Came back from shul around 7:30 and began pulling all the last minute strings together for tonight, the evening that heralds the beginning of 5768. I've always`liked that term "heralds" but I never have heard those "much heralded" trumpets blow as they're supposed to when one says "heralds". Guess I have to be content with the blowing of the Shofar, 100 "kolos" (blasts) on each of the two days of yontiff.
It's just me and Kallah for dinner tonight though I will enjoy the company of my Dad
and younger son Zac tonight together with me at shul although Zac will drive his Grandpa home afterward and return himself to his new digs but not first without a take-home yontiff meal prepared by yours truly. Sorry but given my family's observance predelictions, it's the best I can do, but I make no apologies as we are who we are.
In these few thoughtful moments before I have to check the progress of the turkey breast yet again, I am reminded of a little speech I gave the morning of Zac's bar mitzvah ocncerning the legendary Rabbi of Nemirov who absented himself from Slichos because he was out performing acts of chesed in the wee hours of the morning, such as preparing some kindling for a widow's fireplace as there was no one else to do it.
Yes, of course, he disguised himself as a peasant woodchopper. In this way, he not only accomplished some much needed work but prepared the way for his own tshuva as well. The common folks of his town speculated as to his whereabouts but one thing was for certain he was not at his shtender in the beis medrash, but off in the heavens, folks eagerly said, chatting as it were with The One Above.
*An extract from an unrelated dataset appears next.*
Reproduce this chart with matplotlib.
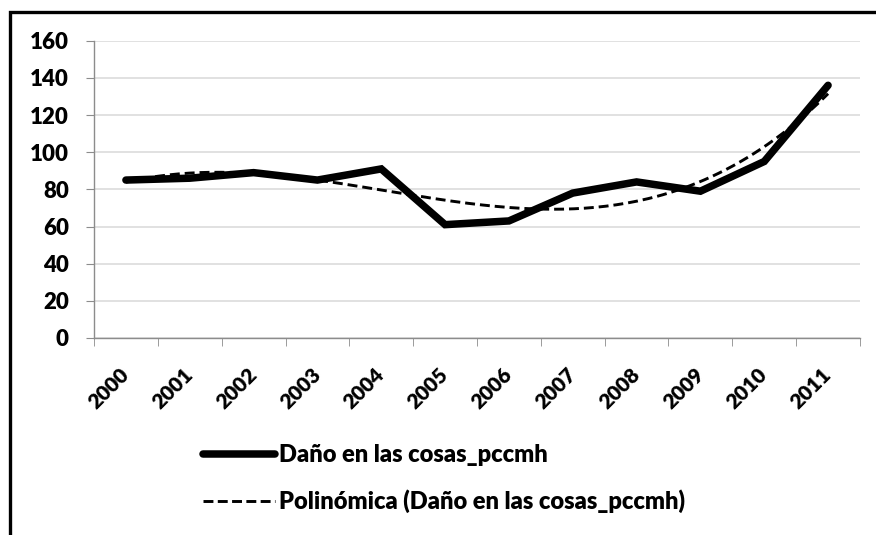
import numpy as np
import matplotlib.pyplot as plt
from matplotlib.patches import Rectangle
from matplotlib.lines import Line2D
from matplotlib.transforms import ScaledTranslation

# ======================================================
# Data
# ======================================================
years = ["2000", "2001", "2002", "2003", "2004", "2005",
         "2006", "2007", "2008", "2009", "2010", "2011"]
danos = [85, 86, 89, 85, 91, 61, 63, 78, 84, 79, 95, 136]
poly_order = 3

serie_label = "Daño en las cosas_pccmh"
trend_label = "Polinómica (Daño en las cosas_pccmh)"

plt.rcParams['font.family'] = ['Lato', 'DejaVu Sans']
WEIGHT = "heavy"

W, H = 876, 535
fig = plt.figure(figsize=(W / 100, H / 100), dpi=100)
ax = fig.add_axes([94 / W, 1 - 338 / H, (860 - 94) / W, (338 - 40.7) / H])

x = np.arange(len(years))
ax.plot(x, danos, color="black", lw=5.4, solid_joinstyle="miter",
        solid_capstyle="round", zorder=3)

# polynomial trendline (Excel style, fitted on 1..n)
coef = np.polyfit(x + 1, danos, poly_order)
xs = np.linspace(0, len(years) - 1, 200)
ax.plot(xs, np.polyval(coef, xs + 1), color="black", lw=2.1,
        dashes=(3.4, 1.7), zorder=4)

# axes styling
ax.set_xlim(-0.5, len(years) - 0.5)
ax.set_ylim(0, 160)
ax.set_yticks(range(0, 161, 20))
ax.yaxis.grid(True, color="#d9d9d9", lw=1.1)
ax.set_axisbelow(True)
for s in ["top", "right"]:
    ax.spines[s].set_visible(False)
for s in ["left", "bottom"]:
    ax.spines[s].set_color("#8c8c8c")
    ax.spines[s].set_linewidth(1.0)

ax.set_xticks(x)
ax.set_xticklabels(years, rotation=45, ha="right", va="center",
                   rotation_mode="anchor", fontsize=15, fontweight=WEIGHT)
shift = ScaledTranslation(-3 / 100, 0, fig.dpi_scale_trans)
for lab in ax.get_xticklabels():
    lab.set_transform(lab.get_transform() + shift)
ax.set_xticks(np.arange(-0.5, len(years)), minor=True)
ax.tick_params(axis="x", which="major", length=0, pad=24)
ax.tick_params(axis="x", which="minor", length=6, color="#8c8c8c")
ax.tick_params(axis="y", length=6, color="#8c8c8c", labelsize=16, pad=12)
for lab in ax.get_yticklabels():
    lab.set_fontweight(WEIGHT)

# legend below the plot
handles = [Line2D([], [], color="black", lw=5.4, solid_capstyle="round"),
           Line2D([], [], color="black", lw=2.1, dashes=(3.4, 1.5))]
fig.legend(handles, [serie_label, trend_label], loc="center left",
           bbox_to_anchor=(203 / W, 1 - 478.5 / H), frameon=False,
           prop={"size": 17, "weight": WEIGHT}, handlelength=3.05,
           handletextpad=0.15, labelspacing=1.0, borderpad=0,
           borderaxespad=0)

# outer chart border (cropped at right and bottom)
fig.patches.append(Rectangle((10 / W, -0.05), 1.0, 1 - 12 / H + 0.05,
                             transform=fig.transFigure, fill=False,
                             edgecolor="black", lw=2.4))

fig.savefig("out.png", dpi=100)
There was a skeptical fellow in town as it happened, a "pisher" one might say, who was determined to expose the Rabbi of Nemirov for the fraud that he, the young fellow, was certain that he was ... so he slipped into his house late one night, crawled under the saint's bed and awaited his awakening. And as you might imagine, the saintly Rav awoke, dressed himself as a woodcutter and off went he to prepare the kindling for the aged widow's fire.
The young skeptic followed him on tippy toes and was flabberghasted that indeed the Rav was performing such seemingly menial tasks but understand he did for the next day in the town square he overheard local shul folks blathering on endlessly, as was their custom, about the absence of the much loved Rav.
"He's in shamayim at the right hand of the Aibishter!" said the most convinced and articulate of the small assembly gathered.
The others nodded in collective accord, but the one-time cynic who had witnessed the good deeds of the Saint, having overheard the accolades of the crowd,
whispered to himself: "And even higher!"
May we ascend to ever greater heights in our journey of life but without forgetting to first smell the coffee and the roses, appreciate a butterfly or, if need be, chop kindling for the widow's fire.